Book cover for Stillness Is the Key by Ryan Holiday

I’ve been reading books related to Stoicism and ancient Stoic philosophers for a few years now. I can trace my interest to Brad Feld’s blog, which is one of few that I still follow regularly. He wrote a book review about The Daily Stoic by Ryan Holiday and Stephen Hanselman at the end of 2017. I was intrigued.

I had heard of Ryan Holiday. His book, Trust Me, I’m Lying: Confessions of a Media Manipulator, transformed the way I view mainstream media and popular news websites. Little would I know that reading The Daily Stoic during 2018 would change my outlook and approach to life.

Since then, I’ve continued my exploration of Stoicism. I’ve read additional books related to Stoic philosophy, including other Ryan Holiday books such as Ego Is the Enemy and Stillness Is the Key, which I recently finished.

Stillness Is the Key builds upon a key paradoxical truth of life – that to do more, we need to, we must, slow down and do less.

Today, more than ever, we are bombarded by incessant messaging. It comes from our phones, our computers, our televisions, and ever more connected devices. Our default waking state is one of constant stimulation and arousal. Because of the constant activity, it feels like we must always be busy, that are minds must always be in the “on” state, if we want to succeed.
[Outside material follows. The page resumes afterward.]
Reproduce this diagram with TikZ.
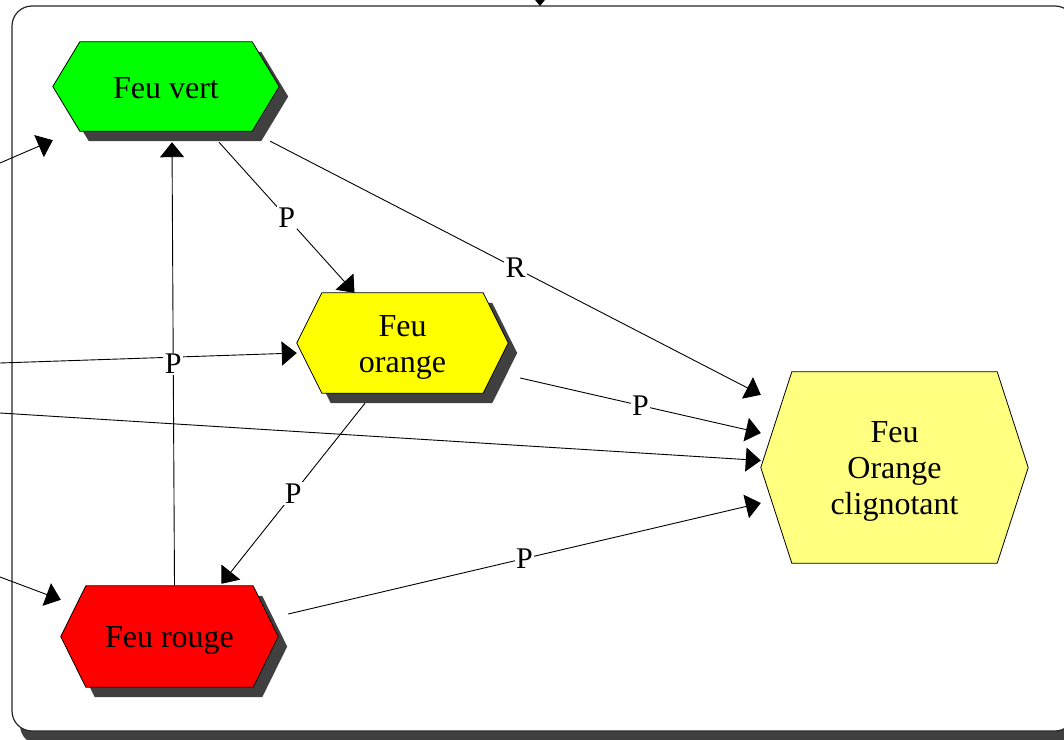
\documentclass[tikz,border=0pt]{standalone}
\usepackage{fontspec}
\setmainfont{Liberation Serif}
\newfontfamily\statefont{Liberation Serif}
\usetikzlibrary{arrows.meta}
\pgfdeclarelayer{bg}
\pgfsetlayers{bg,main}
\definecolor{shadowgray}{HTML}{404040}
\definecolor{vert}{HTML}{00FF00}
\definecolor{jaune}{HTML}{FFFF00}
\definecolor{rouge}{HTML}{FF0000}
\definecolor{pale}{HTML}{FFFF80}
\begin{document}
\begin{tikzpicture}[x=1pt,y=-1pt,
  state/.style={shape=rectangle, inner sep=0pt},
  statetext/.style={inner sep=0pt, align=center,
    font=\statefont\fontsize{32}{36}\selectfont},
  flow/.style={draw=black, line width=0.9pt,
    -{Triangle[length=15pt,width=24pt]}},
  lbl/.style={fill=white, inner sep=1.5pt,
    font=\statefont\fontsize{30}{34}\selectfont}]
\useasboundingbox (0,0) rectangle (1064,739);
\clip (0,0) rectangle (1064,739);

% state outlines (the hexagons are drawn behind them from their anchors)
\node[state, minimum width=226pt, minimum height=89pt]  (fv) at (166,86.5)    {};
\node[state, minimum width=211pt, minimum height=100pt] (fo) at (402.5,343)   {};
\node[state, minimum width=217pt, minimum height=101pt] (fr) at (169.5,636.5) {};
\node[state, minimum width=267pt, minimum height=191pt] (fc) at (894.5,467.5) {};

% state names
\node[statetext] (fv-t) at ([shift={(0,1.5)}]fv.center) {Feu vert};
\node[statetext] (fo-t) at ([shift={(0,4)}]fo.center)   {Feu\\orange};
\node[statetext] (fr-t) at ([shift={(0,4)}]fr.center)   {Feu rouge};
\node[statetext] (fc-t) at ([shift={(0,4)}]fc.center)   {Feu\\Orange\\clignotant};

\begin{pgfonlayer}{bg}
  % enclosing frame with its shadow
  \fill[shadowgray, rounded corners=20pt] (20,14) rectangle (1083,745);
  \filldraw[fill=white, draw=black!85, line width=1.2pt, rounded corners=20pt]
    (12,6) rectangle (1075,731);
  % hexagon shadows
  \foreach \n/\d in {fv/27,fo/25,fr/25}{
    \fill[shadowgray] ([shift={(9,10)}]\n.west)
      -- ([shift={(9+\d,10)}]\n.north west)
      -- ([shift={(9-\d,10)}]\n.north east)
      -- ([shift={(9,10)}]\n.east)
      -- ([shift={(9-\d,10)}]\n.south east)
      -- ([shift={(9+\d,10)}]\n.south west) -- cycle;
  }
  % hexagons
  \foreach \n/\d/\c in {fv/27/vert,fo/25/jaune,fr/25/rouge,fc/31/pale}{
    \filldraw[fill=\c, draw=black, line width=0.8pt] (\n.west)
      -- ([xshift=\d pt]\n.north west)
      -- ([xshift=-\d pt]\n.north east)
      -- (\n.east)
      -- ([xshift=-\d pt]\n.south east)
      -- ([xshift=\d pt]\n.south west) -- cycle;
  }
\end{pgfonlayer}

% incoming transitions from outside
\coordinate (in1) at (0,163);
\coordinate (in2) at (0,363);
\coordinate (in3) at (0,413);
\coordinate (in4) at (0,577);
\coordinate (topsrc) at (540,-30);
\coordinate (topdst) at (540,6);
\draw[flow] (in1) -- ([shift={(0,9)}]fv.south west);
\draw[flow] (in2) -- ([shift={(0,10)}]fo.west);
\draw[flow] (in3) -- ([shift={(0,-7)}]fc.west);
\draw[flow] (in4) -- ([shift={(0,14)}]fr.north west);
\draw[flow] (topsrc) -- (topdst);

% transitions between states
\draw[flow] ([shift={(53,11)}]fv.south) -- node[lbl]{P} ([shift={(-48,0)}]fo.north);
\draw[flow] ([shift={(-9,10)}]fv.south east) -- node[lbl]{R} ([shift={(0,23)}]fc.north west);
\draw[flow] ([shift={(5,0)}]fr.north) -- node[lbl]{P} ([shift={(6,11)}]fv.south);
\draw[flow] ([shift={(12,35)}]fo.east) -- node[lbl]{P} ([shift={(0,-34.5)}]fc.west);
\draw[flow] ([shift={(-37.5,10)}]fo.south) -- node[lbl]{P} ([shift={(52,-2)}]fr.north);
\draw[flow] ([shift={(10,-22.5)}]fr.east) -- node[lbl]{P} ([shift={(0,35.5)}]fc.west);
\end{tikzpicture}
\end{document}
It just isn’t true. To do more, we have to do less. We have to tune out the noise. We have to connect with our inner being. We have to embrace stillness.

Using examples through history from the likes of JFK, Winston Churchill, Abraham Lincoln, and Napoleon, he shows how these larger than life figures used stillness as a means to realize their accomplishments. You would think these individuals would have been incessantly busy, but they weren’t. Instead, they took the time to slow down, separate the signal from the noise, and focus their efforts on those things that were most important and of the highest value. There are valuable lessons in all these stories, and Holiday breaks them down into actionable steps and activities that you can incorporate into your daily routine.

I enjoyed Stillness Is the Key and would consider it a Must Read. There are just too many valuable lessons and examples that show how spending time in reflection allows us to get in touch with our inner sense of being. That reflection allows us to better manage our thoughts and actions, which in turn leads to building our character. And at the end of the day, the quality of our character is what matters most in our life and, ultimately, leads to our success.

While I wouldn’t recommend Stillness Is the Key as the first book you read on Stoicism, it is a great book if you are looking to deepen your insights and connection to the philosophy. Personally, I would recommend starting with The Daily Stoic and How to Think Like a Roman Emperor. Then you can start branching into other works such as Meditations, Ego Is the Enemy, On the Shortness of Life, and The Manual: A Philosopher’s Guide to Life.

I am sure there are many, many other great works around Stoicism. If there are any that you found particularly helpful in your studies, feel free to leave a note in the comments. Thanks!